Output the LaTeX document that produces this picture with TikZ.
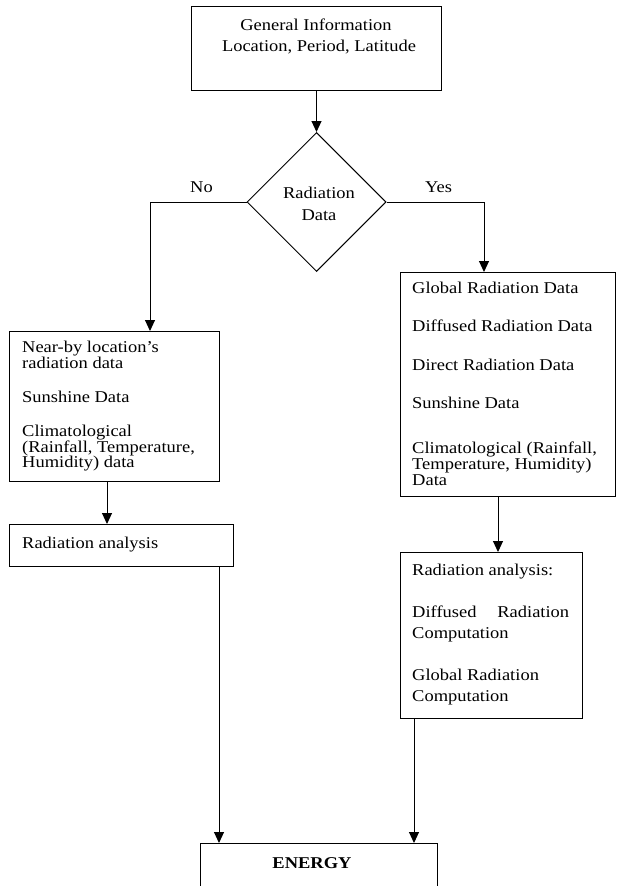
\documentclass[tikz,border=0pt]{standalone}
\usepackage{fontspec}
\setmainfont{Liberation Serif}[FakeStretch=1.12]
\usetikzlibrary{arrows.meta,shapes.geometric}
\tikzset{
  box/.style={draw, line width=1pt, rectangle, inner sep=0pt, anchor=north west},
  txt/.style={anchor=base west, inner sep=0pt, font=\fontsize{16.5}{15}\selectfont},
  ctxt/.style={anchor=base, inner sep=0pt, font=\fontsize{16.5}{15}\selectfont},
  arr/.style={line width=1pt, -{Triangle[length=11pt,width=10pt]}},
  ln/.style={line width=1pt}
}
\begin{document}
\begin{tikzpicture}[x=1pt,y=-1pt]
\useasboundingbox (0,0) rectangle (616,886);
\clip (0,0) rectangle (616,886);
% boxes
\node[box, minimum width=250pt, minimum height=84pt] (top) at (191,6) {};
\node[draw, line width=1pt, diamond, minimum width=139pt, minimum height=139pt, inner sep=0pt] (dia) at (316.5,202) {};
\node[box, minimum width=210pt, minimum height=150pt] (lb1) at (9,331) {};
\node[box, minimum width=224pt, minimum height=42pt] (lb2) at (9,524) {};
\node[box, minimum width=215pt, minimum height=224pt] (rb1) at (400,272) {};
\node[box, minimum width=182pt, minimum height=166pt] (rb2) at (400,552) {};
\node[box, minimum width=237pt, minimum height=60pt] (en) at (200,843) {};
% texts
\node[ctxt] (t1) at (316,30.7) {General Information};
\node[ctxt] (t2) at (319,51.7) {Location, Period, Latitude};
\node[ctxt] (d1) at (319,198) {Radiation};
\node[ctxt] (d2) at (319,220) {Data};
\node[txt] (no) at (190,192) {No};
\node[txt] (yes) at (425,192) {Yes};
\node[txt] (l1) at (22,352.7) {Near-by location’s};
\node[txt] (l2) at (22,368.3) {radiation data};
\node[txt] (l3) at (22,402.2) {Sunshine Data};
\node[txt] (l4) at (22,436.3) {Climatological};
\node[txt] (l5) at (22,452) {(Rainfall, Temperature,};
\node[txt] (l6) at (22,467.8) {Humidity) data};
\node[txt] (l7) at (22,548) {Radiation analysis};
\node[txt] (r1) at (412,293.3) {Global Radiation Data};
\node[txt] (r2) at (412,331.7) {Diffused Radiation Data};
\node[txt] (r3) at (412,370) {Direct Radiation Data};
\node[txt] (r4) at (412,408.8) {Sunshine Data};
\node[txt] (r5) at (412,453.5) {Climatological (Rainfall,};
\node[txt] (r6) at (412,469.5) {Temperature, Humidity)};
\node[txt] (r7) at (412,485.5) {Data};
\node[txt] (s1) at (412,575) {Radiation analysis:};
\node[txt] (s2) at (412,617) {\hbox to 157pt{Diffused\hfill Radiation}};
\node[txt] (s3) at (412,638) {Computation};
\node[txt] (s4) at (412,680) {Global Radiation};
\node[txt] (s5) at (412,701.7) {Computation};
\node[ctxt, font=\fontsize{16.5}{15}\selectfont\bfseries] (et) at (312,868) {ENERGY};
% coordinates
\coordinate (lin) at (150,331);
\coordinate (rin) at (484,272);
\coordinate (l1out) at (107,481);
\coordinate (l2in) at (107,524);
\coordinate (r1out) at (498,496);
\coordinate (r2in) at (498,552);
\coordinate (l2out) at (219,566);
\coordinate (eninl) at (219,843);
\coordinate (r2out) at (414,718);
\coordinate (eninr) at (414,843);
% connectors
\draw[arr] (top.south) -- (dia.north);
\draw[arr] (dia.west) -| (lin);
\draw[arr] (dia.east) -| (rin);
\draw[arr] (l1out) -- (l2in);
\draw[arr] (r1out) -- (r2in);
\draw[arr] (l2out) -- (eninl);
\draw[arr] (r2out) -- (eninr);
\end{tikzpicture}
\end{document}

*PROBLEM TO SOLVE*
Repeat the data exactly, excluding the pictures.

*PROBLEM SOLUTION*
Output the LaTeX document that produces this picture with TikZ.
\documentclass[tikz,border=0pt]{standalone}
\usepackage{fontspec}
\setmainfont{Liberation Serif}[FakeStretch=1.12]
\usetikzlibrary{arrows.meta,shapes.geometric}
\tikzset{
  box/.style={draw, line width=1pt, rectangle, inner sep=0pt, anchor=north west},
  txt/.style={anchor=base west, inner sep=0pt, font=\fontsize{16.5}{15}\selectfont},
  ctxt/.style={anchor=base, inner sep=0pt, font=\fontsize{16.5}{15}\selectfont},
  arr/.style={line width=1pt, -{Triangle[length=11pt,width=10pt]}},
  ln/.style={line width=1pt}
}
\begin{document}
\begin{tikzpicture}[x=1pt,y=-1pt]
\useasboundingbox (0,0) rectangle (616,886);
\clip (0,0) rectangle (616,886);
% boxes
\node[box, minimum width=250pt, minimum height=84pt] (top) at (191,6) {};
\node[draw, line width=1pt, diamond, minimum width=139pt, minimum height=139pt, inner sep=0pt] (dia) at (316.5,202) {};
\node[box, minimum width=210pt, minimum height=150pt] (lb1) at (9,331) {};
\node[box, minimum width=224pt, minimum height=42pt] (lb2) at (9,524) {};
\node[box, minimum width=215pt, minimum height=224pt] (rb1) at (400,272) {};
\node[box, minimum width=182pt, minimum height=166pt] (rb2) at (400,552) {};
\node[box, minimum width=237pt, minimum height=60pt] (en) at (200,843) {};
% texts
\node[ctxt] (t1) at (316,30.7) {General Information};
\node[ctxt] (t2) at (319,51.7) {Location, Period, Latitude};
\node[ctxt] (d1) at (319,198) {Radiation};
\node[ctxt] (d2) at (319,220) {Data};
\node[txt] (no) at (190,192) {No};
\node[txt] (yes) at (425,192) {Yes};
\node[txt] (l1) at (22,352.7) {Near-by location’s};
\node[txt] (l2) at (22,368.3) {radiation data};
\node[txt] (l3) at (22,402.2) {Sunshine Data};
\node[txt] (l4) at (22,436.3) {Climatological};
\node[txt] (l5) at (22,452) {(Rainfall, Temperature,};
\node[txt] (l6) at (22,467.8) {Humidity) data};
\node[txt] (l7) at (22,548) {Radiation analysis};
\node[txt] (r1) at (412,293.3) {Global Radiation Data};
\node[txt] (r2) at (412,331.7) {Diffused Radiation Data};
\node[txt] (r3) at (412,370) {Direct Radiation Data};
\node[txt] (r4) at (412,408.8) {Sunshine Data};
\node[txt] (r5) at (412,453.5) {Climatological (Rainfall,};
\node[txt] (r6) at (412,469.5) {Temperature, Humidity)};
\node[txt] (r7) at (412,485.5) {Data};
\node[txt] (s1) at (412,575) {Radiation analysis:};
\node[txt] (s2) at (412,617) {\hbox to 157pt{Diffused\hfill Radiation}};
\node[txt] (s3) at (412,638) {Computation};
\node[txt] (s4) at (412,680) {Global Radiation};
\node[txt] (s5) at (412,701.7) {Computation};
\node[ctxt, font=\fontsize{16.5}{15}\selectfont\bfseries] (et) at (312,868) {ENERGY};
% coordinates
\coordinate (lin) at (150,331);
\coordinate (rin) at (484,272);
\coordinate (l1out) at (107,481);
\coordinate (l2in) at (107,524);
\coordinate (r1out) at (498,496);
\coordinate (r2in) at (498,552);
\coordinate (l2out) at (219,566);
\coordinate (eninl) at (219,843);
\coordinate (r2out) at (414,718);
\coordinate (eninr) at (414,843);
% connectors
\draw[arr] (top.south) -- (dia.north);
\draw[arr] (dia.west) -| (lin);
\draw[arr] (dia.east) -| (rin);
\draw[arr] (l1out) -- (l2in);
\draw[arr] (r1out) -- (r2in);
\draw[arr] (l2out) -- (eninl);
\draw[arr] (r2out) -- (eninr);
\end{tikzpicture}
\end{document}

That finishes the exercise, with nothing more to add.